The Habit of Winning
Vince Lombardi

 Winning is not a sometime thing. You don't win once in awhile. You don't do things right once in awhile. You do them right all the time.

 Winning is a habit. Unfortunately, so is losing. There is no room for second place. I have finished second twice in my time at Green Bay and I don't ever want to finish second again. There is a second place in a bowl game - but it is a game for losers played by losers. It is and always has been an American zeal to be first in anything we do, and to win, and to win, and to win.

 Everything a football player goes out to play, he's got to play from the ground up. From the soles of his feet right up to his head. Every inch of him has to play. Some guy's play with their heads. That's okay - you've got to be smart to be number one in my business, but more important, you've got to play with your heart. With every fiber of your body. If you are lucky enough to find a guy with a lot of head and a lot of heart, he's never going to come off the field second.

 Running a football team is no different than running any other kind of organization - an army, a political party, a business. The problems are the same. The objective is to win. To beat the other guy. Maybe that sounds hard or cruel. I don't think it is.  

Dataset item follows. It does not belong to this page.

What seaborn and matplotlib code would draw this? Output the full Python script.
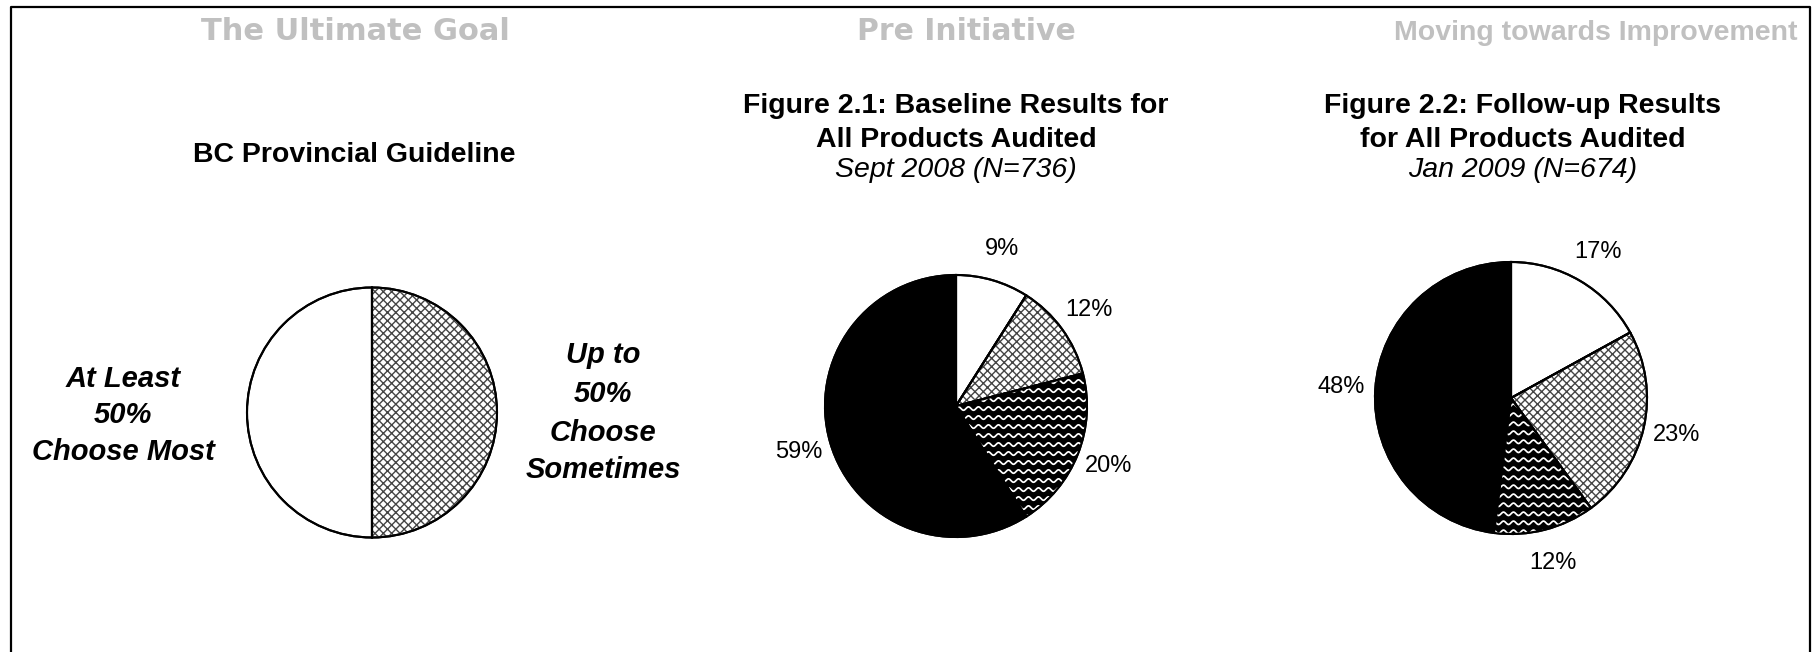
import numpy as np
import matplotlib
matplotlib.use("Agg")
import matplotlib.pyplot as plt
from matplotlib.patches import Wedge
from matplotlib.lines import Line2D
import seaborn as sns

# ---- data -------------------------------------------------------------
guideline_categories = ["Choose Most", "Choose Sometimes"]
guideline_shares = [50, 50]

audit_categories = ["Choose Most", "Choose Sometimes", "Choose Least", "Not Recommended"]
baseline_shares = [9, 12, 20, 59]     # Sept 2008, N=736
followup_shares = [17, 23, 12, 48]    # Jan 2009, N=674

section_titles = ["The Ultimate Goal", "Pre Initiative", "Moving towards Improvement"]
guideline_title = "BC Provincial Guideline"
baseline_title = ["Figure 2.1: Baseline Results for", "All Products Audited", "Sept 2008 (N=736)"]
followup_title = ["Figure 2.2: Follow-up Results", "for All Products Audited", "Jan 2009 (N=674)"]

# ---- style ------------------------------------------------------------
sns.set_theme(style="white")
plt.rcParams["font.family"] = ["Liberation Sans", "DejaVu Sans"]
plt.rcParams["text.color"] = "black"
plt.rcParams["hatch.linewidth"] = 1.0

W, H = 1815, 652
fig = plt.figure(figsize=(W / 100, H / 100), dpi=100)
fig.patch.set_facecolor("white")

# fill colour and pattern per category
fills = {
    "Choose Most": ("white", None),
    "Choose Sometimes": ("white", "xxxx"),
    "Choose Least": ("black", "wave"),
    "Not Recommended": ("black", None),
}

L = 1.5  # half-extent of each pie axes, in pie radii


def fx(px):
    return px / W


def fy(py):
    return 1 - py / H


def pie_axes(cx, cy, r):
    return fig.add_axes([fx(cx - L * r), fy(cy + L * r), 2 * L * r / W, 2 * L * r / H])


def add_waves(ax, wedge, r_px):
    spacing = 9.0 / r_px
    wavelength = 10.0 / r_px
    amp = 1.7 / r_px
    x = np.linspace(-1.05, 1.05, 1500)
    for y0 in np.arange(-1.05, 1.06, spacing):
        line, = ax.plot(x, y0 + amp * np.sin(2 * np.pi * x / wavelength),
                        color="white", lw=1.25, zorder=1.2)
        line.set_clip_path(wedge)


def draw_pie(ax, values, cats, counterclock, r_px, show_pct=True):
    kw = {}
    if show_pct:
        kw = dict(autopct=lambda p: f"{p:.0f}%", pctdistance=1.25,
                  textprops=dict(fontsize=17, color="black"))
    out = ax.pie(values, colors=[fills[c][0] for c in cats], startangle=90,
                 counterclock=counterclock, radius=1,
                 wedgeprops=dict(edgecolor="black", linewidth=1.5), **kw)
    wedges = out[0]
    for w, c in zip(wedges, cats):
        pattern = fills[c][1]
        if pattern == "wave":
            add_waves(ax, w, r_px)
        elif pattern:
            ax.add_patch(Wedge(w.center, w.r, w.theta1, w.theta2, facecolor="none",
                               edgecolor="#454545", lw=0, hatch=pattern, zorder=1.2))
        ax.add_patch(Wedge(w.center, w.r, w.theta1, w.theta2, facecolor="none",
                           edgecolor="black", lw=1.5, zorder=1.5))
    ax.set_xlim(-L, L)
    ax.set_ylim(-L, L)
    ax.set_aspect("equal")
    ax.axis("off")
    return wedges


# ---- pies -------------------------------------------------------------
r1 = 125
ax1 = pie_axes(372, 412.5, r1)
draw_pie(ax1, guideline_shares, guideline_categories, True, r1, show_pct=False)

r2 = 131
ax2 = pie_axes(956, 406, r2)
draw_pie(ax2, baseline_shares, audit_categories, False, r2)

r3 = 136
ax3 = pie_axes(1511, 398, r3)
draw_pie(ax3, followup_shares, audit_categories, False, r3)

# guideline pie side labels
bi = dict(fontsize=21, fontweight="bold", fontstyle="italic", ha="center", va="baseline")
left_lines = ["At Least", f"{guideline_shares[0]}%", guideline_categories[0]]
for txt, yb in zip(left_lines, [387, 423, 460]):
    fig.text(fx(123), fy(yb), txt, **bi)
right_lines = ["Up to", f"{guideline_shares[1]}%", "Choose", "Sometimes"]
for txt, yb in zip(right_lines, [363, 402, 441, 478]):
    fig.text(fx(603), fy(yb), txt, **bi)

# ---- headings ---------------------------------------------------------
gray = "#c0c0c0"
fig.text(fx(355), fy(40), section_titles[0], fontsize=22, fontweight="bold",
         color=gray, family=["DejaVu Sans"], ha="center", va="baseline")
fig.text(fx(966), fy(40), section_titles[1], fontsize=21.5, fontweight="bold",
         color=gray, family=["DejaVu Sans"], ha="center", va="baseline")
fig.text(fx(1798), fy(40), section_titles[2], fontsize=20.5, fontweight="bold",
         color=gray, ha="right", va="baseline")

fig.text(fx(354), fy(162), guideline_title, fontsize=20.5, fontweight="bold",
         ha="center", va="baseline")

for lines, cx in [(baseline_title, 956), (followup_title, 1523)]:
    fig.text(fx(cx), fy(113), lines[0], fontsize=20.5, fontweight="bold", ha="center", va="baseline")
    fig.text(fx(cx), fy(147), lines[1], fontsize=20.5, fontweight="bold", ha="center", va="baseline")
    fig.text(fx(cx), fy(177), lines[2], fontsize=20.5, fontstyle="italic", ha="center", va="baseline")

# ---- frame (left, top, right) -----------------------------------------
fig.add_artist(Line2D([fx(11), fx(11), fx(1810), fx(1810)], [0, fy(7), fy(7), 0],
                      transform=fig.transFigure, color="black", lw=1.6))

fig.savefig("out.png", dpi=100, facecolor="white")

It is a reality of life that men are competitive and the most competitive games draw the most competitive men. That's why they're there - to compete. They know the rules and the objectives when they get in the game. The objective is to win - fairly, squarely, decently, by the rules - but to win. An in truth, I have never known a man worth his salt who in the long run, deep down in his heart, did not appreciate the grind - the discipline. There is something in good men that really yearns for… needs… discipline and the harsh reality of head-to-head combat.

 I don't say these things because I believe in the "brute" nature of man, or that men must be brutalized to be competitive. I believe in God and I believe in human decency, but I firmly believe that any man's finest hours, his greatest fulfillment to all he holds dear, is the moment when he has worked his heart out in a good cause and lie's exhausted on the field of battle victorious.